Demontaż sowieckich pomników w Polsce. Rosjanie grożą odwetem w Katyniu
W kwietniu br. Instytut Pamięci Narodowej poinformował o zdemontowaniu trzech pomników upamiętniających żołnierzy Armii Czerwonej w Międzybłociu w Wielkopolsce, we wsi Garncarsko na Dolnym Śląsku oraz w miejscowości Siedlec (woj. wielkopolskie). – Dla takich symboli nie ma miejsca w wolnej Polsce –mówił prezes IPN dr Karol Nawrocki.
Rosjanie odgrażali się, że w odwecie zniszczą polskie mogiły na cmentarzu wojennym w Katynium, gdzie spoczywają szczątki polskich oficerów zamordowanych w 1940 r. przez NKWD.
Zbrodnia katyńska.
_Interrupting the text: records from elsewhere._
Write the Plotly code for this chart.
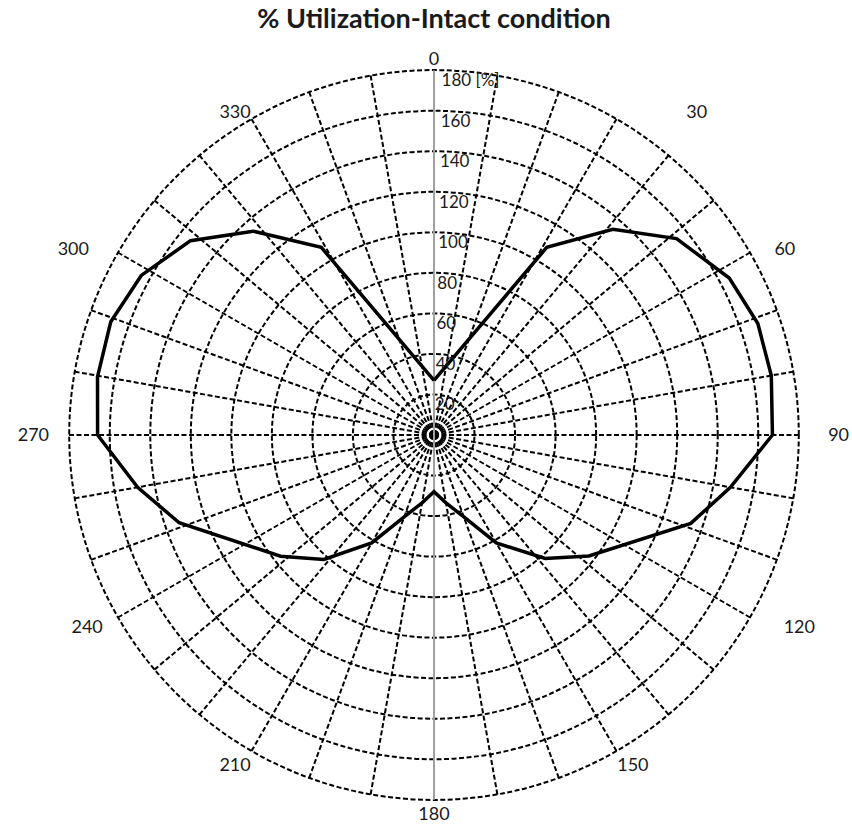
import plotly.graph_objects as go

# ---- data ----
theta_deg = [0, 31, 41, 51, 62, 71, 80, 90, 100, 109, 128, 138, 150, 160, 170, 180,
             190, 200, 210, 221.5, 231.7, 251, 260, 270, 279.8, 289.3, 298.6, 308.6, 318.4, 329, 360]
utilization = [27, 108, 134.5, 154, 165, 169, 169, 167, 148.5, 134, 97, 82, 61.5, 43, 34, 28,
               34, 43, 61.5, 82, 96.5, 133, 148.5, 166, 168.5, 169, 164.5, 153.7, 134.5, 108, 27]

radial_ticks = [20, 40, 60, 80, 100, 120, 140, 160, 180]
radial_labels = ["20", "40", "60", "80", "100", "120", "140", "160", "180 [%]"]
angle_ticks = list(range(0, 360, 10))
angle_labels = [str(a) if a % 30 == 0 else "" for a in angle_ticks]

title_text = "% Utilization-Intact condition"

# ---- layout / styling ----
W, H = 852, 827
cx, cy, R = 434, 435, 366
FONT = "Lato, Open Sans, sans-serif"
NB = "\u00a0"

# extra spacing (in non-breaking spaces) to mimic the reference label placement
lead_pad = {30: 15, 60: 5, 90: 6, 120: 7}
trail_pad = {240: 3, 270: 4, 300: 6}

tick_text = []
for a, lab in zip(angle_ticks, angle_labels):
    if lab:
        lab = NB * lead_pad.get(a, 0) + lab + NB * trail_pad.get(a, 0)
    tick_text.append(lab)

fig = go.Figure()

# grey vertical axis line through the centre (0° and 180°)
fig.add_trace(go.Scatterpolar(
    r=[radial_ticks[-1], 0, radial_ticks[-1]], theta=[0, 0, 180],
    mode="lines", line=dict(color="#a0a0a0", width=2),
    hoverinfo="skip", showlegend=False))

# data curve
fig.add_trace(go.Scatterpolar(
    r=utilization, theta=theta_deg, mode="lines",
    line=dict(color="black", width=3.5),
    showlegend=False))

# radial tick labels placed just below each ring, right of the axis line
fig.add_trace(go.Scatterpolar(
    r=[v - 1.5 for v in radial_ticks], theta=[1.2] * len(radial_ticks),
    mode="text", text=radial_labels, textposition="bottom right",
    textfont=dict(family=FONT, size=17, color="#1a1a1a"),
    hoverinfo="skip", showlegend=False))

fig.update_layout(
    width=W, height=H,
    margin=dict(l=0, r=0, t=0, b=0),
    paper_bgcolor="white", plot_bgcolor="white",
    title=dict(text="<b>" + title_text + "</b>", x=cx / W, xanchor="center",
               y=1 - 19 / H, yanchor="middle", yref="container",
               font=dict(family=FONT, size=27, color="#1a1a1a")),
    polar=dict(
        domain=dict(x=[(cx - R) / W, (cx + R) / W], y=[(H - cy - R) / H, (H - cy + R) / H]),
        bgcolor="white",
        radialaxis=dict(
            range=[0, 180.6], tickvals=radial_ticks, showticklabels=False,
            angle=90, showline=False, ticks="",
            showgrid=True, gridcolor="black", gridwidth=1.6, griddash="5px,2.5px"),
        angularaxis=dict(
            rotation=90, direction="clockwise",
            tickvals=angle_ticks, ticktext=tick_text,
            showline=False, ticks="",
            showgrid=True, gridcolor="black", gridwidth=1.6, griddash="5px,2.5px",
            tickfont=dict(family=FONT, size=18, color="#1a1a1a")),
    ),
)

fig.write_html("out.html")
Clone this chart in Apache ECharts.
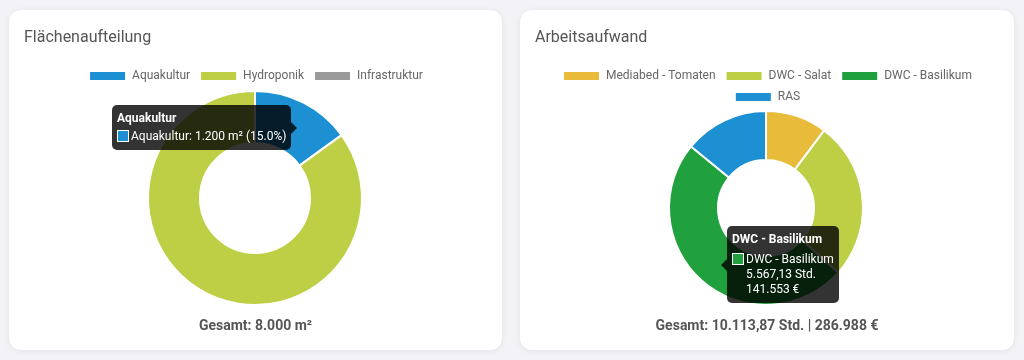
<!DOCTYPE html>
<html>
<head>
<meta charset="utf-8">
<script src="https://cdn.jsdelivr.net/npm/echarts@6/dist/echarts.min.js"></script>
<style>
  html, body { margin: 0; padding: 0; background: #f2f2f7; width: 1024px; height: 360px; overflow: hidden; font-family: Roboto, "Noto Sans", sans-serif; }
  .card { position: absolute; top: 10px; height: 340px; background: #fff; border-radius: 12px; box-shadow: 0 1px 6px rgba(0,0,0,0.07); }
  .chart { position: absolute; left: 0; top: 0; width: 100%; height: 100%; }
</style>
</head>
<body>
<div class="card" style="left:9px;width:493px;"><div id="c1" class="chart"></div></div>
<div class="card" style="left:520px;width:494px;"><div id="c2" class="chart"></div></div>
<script>
// ---- data ----
const areaTitle = 'Flächenaufteilung';
const areaCategories = ['Aquakultur', 'Hydroponik', 'Infrastruktur'];
const areaValues = [1200, 6800, 0];          // m²
const areaColors = ['#1c90d3', '#bfcf45', '#9a9a9a'];

const laborTitle = 'Arbeitsaufwand';
const laborCategories = ['Mediabed - Tomaten', 'DWC - Salat', 'DWC - Basilikum', 'RAS'];
const laborHours = [1180.50, 2030.24, 5567.13, 1336.00];   // Std.
const laborCost = [29416, 75689, 141553, 40330];           // €
const laborColors = ['#e9bb3a', '#bfcf45', '#21a03e', '#1c90d3'];

// ---- helpers ----
function fmtDE(v, dec) {
  const s = v.toFixed(dec);
  let [i, f] = s.split('.');
  i = i.replace(/\B(?=(\d{3})+(?!\d))/g, '.');
  return f ? i + ',' + f : i;
}
const FONT = 'Roboto, "Noto Sans", sans-serif';
function box(color) {
  return '<span style="display:inline-block;width:10px;height:10px;border:1px solid #fff;background:' + color +
         ';vertical-align:-2px;margin-right:2px;"></span>';
}
function caret(side) {
  if (side === 'right') {
    return '<span style="position:absolute;right:-6px;top:50%;margin-top:-6px;width:0;height:0;border-left:6px solid rgba(0,0,0,0.8);border-top:6px solid transparent;border-bottom:6px solid transparent;"></span>';
  }
  return '<span style="position:absolute;left:-6px;top:50%;margin-top:-6px;width:0;height:0;border-right:6px solid rgba(0,0,0,0.8);border-top:6px solid transparent;border-bottom:6px solid transparent;"></span>';
}
const tooltipBase = {
  trigger: 'item',
  alwaysShowContent: true,
  triggerOn: 'none',
  backgroundColor: 'rgba(0,0,0,0.8)',
  borderWidth: 0,
  padding: [6, 5],
  transitionDuration: 0,
  textStyle: { color: '#fff', fontSize: 12, fontFamily: FONT },
  extraCssText: 'box-shadow:none;border-radius:5px;line-height:15px;'
};
const legendBase = {
  icon: 'rect',
  itemWidth: 37,
  itemHeight: 10,
  itemGap: 9,
  selectedMode: false,
  textStyle: { color: '#666', fontSize: 12, fontFamily: FONT, padding: [0, 0, 0, 1] }
};
const titleStyle = { color: '#555', fontSize: 16, fontWeight: 'normal', fontFamily: FONT };
const totalStyle = { color: '#555', fontSize: 14, fontWeight: 'bold', fontFamily: FONT };

// ---- chart 1 ----
const areaTotal = areaValues.reduce((a, b) => a + b, 0);
const c1 = echarts.init(document.getElementById('c1'));
c1.setOption({
  animation: false,
  title: [
    { text: areaTitle, left: 10, top: 15, textStyle: titleStyle },
    { text: 'Gesamt: ' + fmtDE(areaTotal, 0) + ' m²', left: 'center', top: 304, textStyle: totalStyle }
  ],
  legend: Object.assign({}, legendBase, { data: areaCategories, top: 55, left: 'center' }),
  tooltip: Object.assign({}, tooltipBase, {
    position: [103, 95],
    formatter: function (p) {
      const pct = (p.value / areaTotal * 100).toFixed(1);
      return caret('right') + '<div style="font-weight:bold;margin-bottom:3px;">' + p.name + '</div>' +
        '<div>' + box(p.color) + p.name + ': ' + fmtDE(p.value, 0) + ' m² (' + pct + '%)</div>';
    }
  }),
  series: [{
    type: 'pie',
    center: [246, 188],
    radius: [55, 107],
    startAngle: 90,
    label: { show: false },
    labelLine: { show: false },
    emphasis: { scale: false },
    itemStyle: { borderColor: '#fff', borderWidth: 2 },
    data: areaCategories.map((n, i) => ({ name: n, value: areaValues[i], itemStyle: { color: areaColors[i] } }))
  }]
});
c1.dispatchAction({ type: 'showTip', seriesIndex: 0, dataIndex: 0 });

// ---- chart 2 ----
const hoursTotal = laborHours.reduce((a, b) => a + b, 0);
const costTotal = laborCost.reduce((a, b) => a + b, 0);
const c2 = echarts.init(document.getElementById('c2'));
c2.setOption({
  animation: false,
  title: [
    { text: laborTitle, left: 10, top: 15, textStyle: titleStyle },
    { text: 'Gesamt: ' + fmtDE(hoursTotal, 2) + ' Std. | ' + fmtDE(costTotal, 0) + ' €', left: 'center', top: 304, textStyle: totalStyle }
  ],
  legend: [
    Object.assign({}, legendBase, { data: laborCategories.slice(0, 3), top: 55, left: 'center' }),
    Object.assign({}, legendBase, { data: laborCategories.slice(3), top: 76, left: 'center' })
  ],
  tooltip: Object.assign({}, tooltipBase, {
    position: [207, 216],
    formatter: function (p) {
      const i = p.dataIndex;
      return caret('left') + '<div style="font-weight:bold;margin-bottom:5px;">' + p.name + '</div>' +
        '<div>' + box(p.color) + p.name + '</div>' +
        '<div style="padding-left:14px;">' + fmtDE(laborHours[i], 2) + ' Std.</div>' +
        '<div style="padding-left:14px;">' + fmtDE(laborCost[i], 0) + ' €</div>';
    }
  }),
  series: [{
    type: 'pie',
    center: [246, 198],
    radius: [48, 97],
    startAngle: 90,
    label: { show: false },
    labelLine: { show: false },
    emphasis: { scale: false },
    itemStyle: { borderColor: '#fff', borderWidth: 2 },
    data: laborCategories.map((n, i) => ({ name: n, value: laborCost[i], itemStyle: { color: laborColors[i] } }))
  }]
});
c2.dispatchAction({ type: 'showTip', seriesIndex: 0, dataIndex: 2 });
</script>
</body>
</html>
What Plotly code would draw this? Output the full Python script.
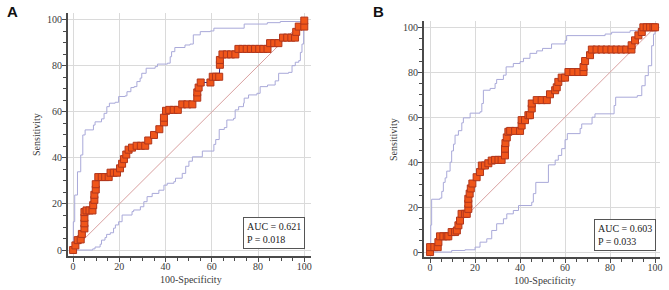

Moskwa odmawia otwarcia archiwów
Związek Sowiecki przyznał się do zbrodni katyńskiej dopiero po 50 latach od dokonania mordu, 13 kwietnia 1990 r., kiedy Michaił Gorbaczow przekazał Wojciechowi Jaruzelskiemu listy przewozowe NKWD z obozów w Kozielsku i Ostaszkowie oraz spis jeńców obozu w Starobielsku.
Jednak 30 lat od upadku ZSRS w sprawie Katynia nadal się mataczy. Moskwa odmawia ujawnienia tajnych archiwów NKWD na czele z listą białoruską, czyli danymi Polaków zgładzonych na Białorusi.